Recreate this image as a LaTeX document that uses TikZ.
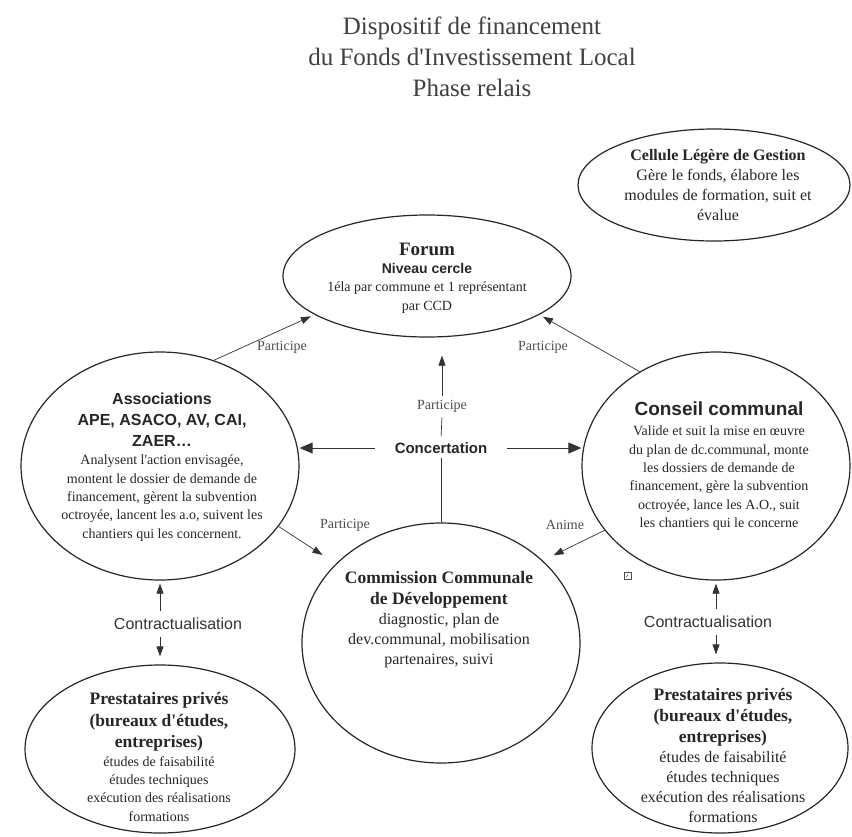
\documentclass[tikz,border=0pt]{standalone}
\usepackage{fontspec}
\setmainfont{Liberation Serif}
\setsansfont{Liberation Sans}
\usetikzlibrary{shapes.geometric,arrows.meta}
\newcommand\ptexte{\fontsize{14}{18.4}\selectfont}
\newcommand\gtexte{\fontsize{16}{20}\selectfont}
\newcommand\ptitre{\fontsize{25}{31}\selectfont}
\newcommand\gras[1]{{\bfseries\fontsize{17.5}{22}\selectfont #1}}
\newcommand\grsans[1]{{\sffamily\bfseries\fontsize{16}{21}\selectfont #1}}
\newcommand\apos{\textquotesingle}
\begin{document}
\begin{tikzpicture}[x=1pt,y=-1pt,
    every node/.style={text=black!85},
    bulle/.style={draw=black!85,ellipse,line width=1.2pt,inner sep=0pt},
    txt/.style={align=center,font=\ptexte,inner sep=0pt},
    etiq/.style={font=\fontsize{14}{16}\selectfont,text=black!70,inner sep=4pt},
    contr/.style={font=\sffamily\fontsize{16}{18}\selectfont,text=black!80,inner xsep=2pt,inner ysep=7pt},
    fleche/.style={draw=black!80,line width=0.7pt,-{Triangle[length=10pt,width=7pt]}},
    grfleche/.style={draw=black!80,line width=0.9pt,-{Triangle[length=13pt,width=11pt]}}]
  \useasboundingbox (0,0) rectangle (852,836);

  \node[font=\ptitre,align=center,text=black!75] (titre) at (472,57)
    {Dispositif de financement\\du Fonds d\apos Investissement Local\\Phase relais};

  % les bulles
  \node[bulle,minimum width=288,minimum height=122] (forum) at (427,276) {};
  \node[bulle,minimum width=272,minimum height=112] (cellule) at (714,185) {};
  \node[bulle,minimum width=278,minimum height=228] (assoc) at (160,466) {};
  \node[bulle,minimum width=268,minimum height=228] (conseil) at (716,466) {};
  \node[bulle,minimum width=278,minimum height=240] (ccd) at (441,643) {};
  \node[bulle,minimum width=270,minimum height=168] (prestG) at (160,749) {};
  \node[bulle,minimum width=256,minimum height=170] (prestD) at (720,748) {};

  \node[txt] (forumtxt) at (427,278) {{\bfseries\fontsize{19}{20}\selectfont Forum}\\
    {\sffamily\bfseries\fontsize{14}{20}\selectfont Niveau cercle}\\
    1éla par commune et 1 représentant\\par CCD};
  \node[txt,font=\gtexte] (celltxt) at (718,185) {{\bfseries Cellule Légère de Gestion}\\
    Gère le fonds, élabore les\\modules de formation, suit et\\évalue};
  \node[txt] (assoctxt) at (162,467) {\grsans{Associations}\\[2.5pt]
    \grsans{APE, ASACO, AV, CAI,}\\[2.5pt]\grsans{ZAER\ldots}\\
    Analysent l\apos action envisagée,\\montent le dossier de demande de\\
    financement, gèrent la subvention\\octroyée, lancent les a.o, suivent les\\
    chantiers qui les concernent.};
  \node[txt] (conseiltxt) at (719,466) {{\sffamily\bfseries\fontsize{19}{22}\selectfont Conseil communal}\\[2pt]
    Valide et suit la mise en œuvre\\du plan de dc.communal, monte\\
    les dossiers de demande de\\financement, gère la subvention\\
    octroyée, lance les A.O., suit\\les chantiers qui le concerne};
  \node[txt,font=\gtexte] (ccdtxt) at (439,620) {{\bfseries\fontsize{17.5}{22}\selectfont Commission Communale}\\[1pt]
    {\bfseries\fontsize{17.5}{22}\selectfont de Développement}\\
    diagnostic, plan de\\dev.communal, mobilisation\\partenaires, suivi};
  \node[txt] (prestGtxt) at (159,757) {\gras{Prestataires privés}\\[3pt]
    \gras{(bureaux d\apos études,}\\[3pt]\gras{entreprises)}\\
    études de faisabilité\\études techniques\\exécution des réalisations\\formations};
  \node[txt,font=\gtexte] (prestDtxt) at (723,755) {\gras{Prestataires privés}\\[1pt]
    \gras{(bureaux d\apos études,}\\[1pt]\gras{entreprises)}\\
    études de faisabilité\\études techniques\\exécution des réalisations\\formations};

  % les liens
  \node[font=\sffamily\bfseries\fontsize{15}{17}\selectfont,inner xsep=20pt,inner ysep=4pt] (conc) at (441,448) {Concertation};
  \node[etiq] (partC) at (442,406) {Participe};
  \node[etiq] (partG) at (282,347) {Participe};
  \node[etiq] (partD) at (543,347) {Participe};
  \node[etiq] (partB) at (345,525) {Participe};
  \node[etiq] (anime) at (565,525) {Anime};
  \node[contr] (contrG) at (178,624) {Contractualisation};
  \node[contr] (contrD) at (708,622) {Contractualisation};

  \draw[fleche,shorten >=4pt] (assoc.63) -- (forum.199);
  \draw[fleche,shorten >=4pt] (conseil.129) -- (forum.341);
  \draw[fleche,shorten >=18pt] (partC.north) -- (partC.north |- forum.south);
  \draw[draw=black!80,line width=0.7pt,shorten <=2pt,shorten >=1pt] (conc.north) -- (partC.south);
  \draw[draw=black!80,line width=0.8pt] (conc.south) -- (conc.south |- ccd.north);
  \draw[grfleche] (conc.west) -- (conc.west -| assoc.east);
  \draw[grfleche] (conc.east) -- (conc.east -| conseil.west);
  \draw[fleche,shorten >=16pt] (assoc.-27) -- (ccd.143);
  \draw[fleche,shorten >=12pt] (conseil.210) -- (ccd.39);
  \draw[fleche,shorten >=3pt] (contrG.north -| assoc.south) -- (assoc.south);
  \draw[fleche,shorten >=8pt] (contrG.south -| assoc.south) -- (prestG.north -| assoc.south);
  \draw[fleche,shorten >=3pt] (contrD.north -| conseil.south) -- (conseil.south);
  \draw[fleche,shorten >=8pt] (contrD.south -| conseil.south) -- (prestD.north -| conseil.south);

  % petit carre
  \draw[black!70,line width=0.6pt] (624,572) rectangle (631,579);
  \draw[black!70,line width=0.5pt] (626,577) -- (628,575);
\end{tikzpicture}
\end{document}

********************

> _INSTRUCTIONS FOR THE TASK_
Keep every word of the data as it is when you write it out, but drop the pictures.

> _PROBLEM SOLUTION_
Recreate this image as a LaTeX document that uses TikZ.
\documentclass[tikz,border=0pt]{standalone}
\usepackage{fontspec}
\setmainfont{Liberation Serif}
\setsansfont{Liberation Sans}
\usetikzlibrary{shapes.geometric,arrows.meta}
\newcommand\ptexte{\fontsize{14}{18.4}\selectfont}
\newcommand\gtexte{\fontsize{16}{20}\selectfont}
\newcommand\ptitre{\fontsize{25}{31}\selectfont}
\newcommand\gras[1]{{\bfseries\fontsize{17.5}{22}\selectfont #1}}
\newcommand\grsans[1]{{\sffamily\bfseries\fontsize{16}{21}\selectfont #1}}
\newcommand\apos{\textquotesingle}
\begin{document}
\begin{tikzpicture}[x=1pt,y=-1pt,
    every node/.style={text=black!85},
    bulle/.style={draw=black!85,ellipse,line width=1.2pt,inner sep=0pt},
    txt/.style={align=center,font=\ptexte,inner sep=0pt},
    etiq/.style={font=\fontsize{14}{16}\selectfont,text=black!70,inner sep=4pt},
    contr/.style={font=\sffamily\fontsize{16}{18}\selectfont,text=black!80,inner xsep=2pt,inner ysep=7pt},
    fleche/.style={draw=black!80,line width=0.7pt,-{Triangle[length=10pt,width=7pt]}},
    grfleche/.style={draw=black!80,line width=0.9pt,-{Triangle[length=13pt,width=11pt]}}]
  \useasboundingbox (0,0) rectangle (852,836);

  \node[font=\ptitre,align=center,text=black!75] (titre) at (472,57)
    {Dispositif de financement\\du Fonds d\apos Investissement Local\\Phase relais};

  % les bulles
  \node[bulle,minimum width=288,minimum height=122] (forum) at (427,276) {};
  \node[bulle,minimum width=272,minimum height=112] (cellule) at (714,185) {};
  \node[bulle,minimum width=278,minimum height=228] (assoc) at (160,466) {};
  \node[bulle,minimum width=268,minimum height=228] (conseil) at (716,466) {};
  \node[bulle,minimum width=278,minimum height=240] (ccd) at (441,643) {};
  \node[bulle,minimum width=270,minimum height=168] (prestG) at (160,749) {};
  \node[bulle,minimum width=256,minimum height=170] (prestD) at (720,748) {};

  \node[txt] (forumtxt) at (427,278) {{\bfseries\fontsize{19}{20}\selectfont Forum}\\
    {\sffamily\bfseries\fontsize{14}{20}\selectfont Niveau cercle}\\
    1éla par commune et 1 représentant\\par CCD};
  \node[txt,font=\gtexte] (celltxt) at (718,185) {{\bfseries Cellule Légère de Gestion}\\
    Gère le fonds, élabore les\\modules de formation, suit et\\évalue};
  \node[txt] (assoctxt) at (162,467) {\grsans{Associations}\\[2.5pt]
    \grsans{APE, ASACO, AV, CAI,}\\[2.5pt]\grsans{ZAER\ldots}\\
    Analysent l\apos action envisagée,\\montent le dossier de demande de\\
    financement, gèrent la subvention\\octroyée, lancent les a.o, suivent les\\
    chantiers qui les concernent.};
  \node[txt] (conseiltxt) at (719,466) {{\sffamily\bfseries\fontsize{19}{22}\selectfont Conseil communal}\\[2pt]
    Valide et suit la mise en œuvre\\du plan de dc.communal, monte\\
    les dossiers de demande de\\financement, gère la subvention\\
    octroyée, lance les A.O., suit\\les chantiers qui le concerne};
  \node[txt,font=\gtexte] (ccdtxt) at (439,620) {{\bfseries\fontsize{17.5}{22}\selectfont Commission Communale}\\[1pt]
    {\bfseries\fontsize{17.5}{22}\selectfont de Développement}\\
    diagnostic, plan de\\dev.communal, mobilisation\\partenaires, suivi};
  \node[txt] (prestGtxt) at (159,757) {\gras{Prestataires privés}\\[3pt]
    \gras{(bureaux d\apos études,}\\[3pt]\gras{entreprises)}\\
    études de faisabilité\\études techniques\\exécution des réalisations\\formations};
  \node[txt,font=\gtexte] (prestDtxt) at (723,755) {\gras{Prestataires privés}\\[1pt]
    \gras{(bureaux d\apos études,}\\[1pt]\gras{entreprises)}\\
    études de faisabilité\\études techniques\\exécution des réalisations\\formations};

  % les liens
  \node[font=\sffamily\bfseries\fontsize{15}{17}\selectfont,inner xsep=20pt,inner ysep=4pt] (conc) at (441,448) {Concertation};
  \node[etiq] (partC) at (442,406) {Participe};
  \node[etiq] (partG) at (282,347) {Participe};
  \node[etiq] (partD) at (543,347) {Participe};
  \node[etiq] (partB) at (345,525) {Participe};
  \node[etiq] (anime) at (565,525) {Anime};
  \node[contr] (contrG) at (178,624) {Contractualisation};
  \node[contr] (contrD) at (708,622) {Contractualisation};

  \draw[fleche,shorten >=4pt] (assoc.63) -- (forum.199);
  \draw[fleche,shorten >=4pt] (conseil.129) -- (forum.341);
  \draw[fleche,shorten >=18pt] (partC.north) -- (partC.north |- forum.south);
  \draw[draw=black!80,line width=0.7pt,shorten <=2pt,shorten >=1pt] (conc.north) -- (partC.south);
  \draw[draw=black!80,line width=0.8pt] (conc.south) -- (conc.south |- ccd.north);
  \draw[grfleche] (conc.west) -- (conc.west -| assoc.east);
  \draw[grfleche] (conc.east) -- (conc.east -| conseil.west);
  \draw[fleche,shorten >=16pt] (assoc.-27) -- (ccd.143);
  \draw[fleche,shorten >=12pt] (conseil.210) -- (ccd.39);
  \draw[fleche,shorten >=3pt] (contrG.north -| assoc.south) -- (assoc.south);
  \draw[fleche,shorten >=8pt] (contrG.south -| assoc.south) -- (prestG.north -| assoc.south);
  \draw[fleche,shorten >=3pt] (contrD.north -| conseil.south) -- (conseil.south);
  \draw[fleche,shorten >=8pt] (contrD.south -| conseil.south) -- (prestD.north -| conseil.south);

  % petit carre
  \draw[black!70,line width=0.6pt] (624,572) rectangle (631,579);
  \draw[black!70,line width=0.5pt] (626,577) -- (628,575);
\end{tikzpicture}
\end{document}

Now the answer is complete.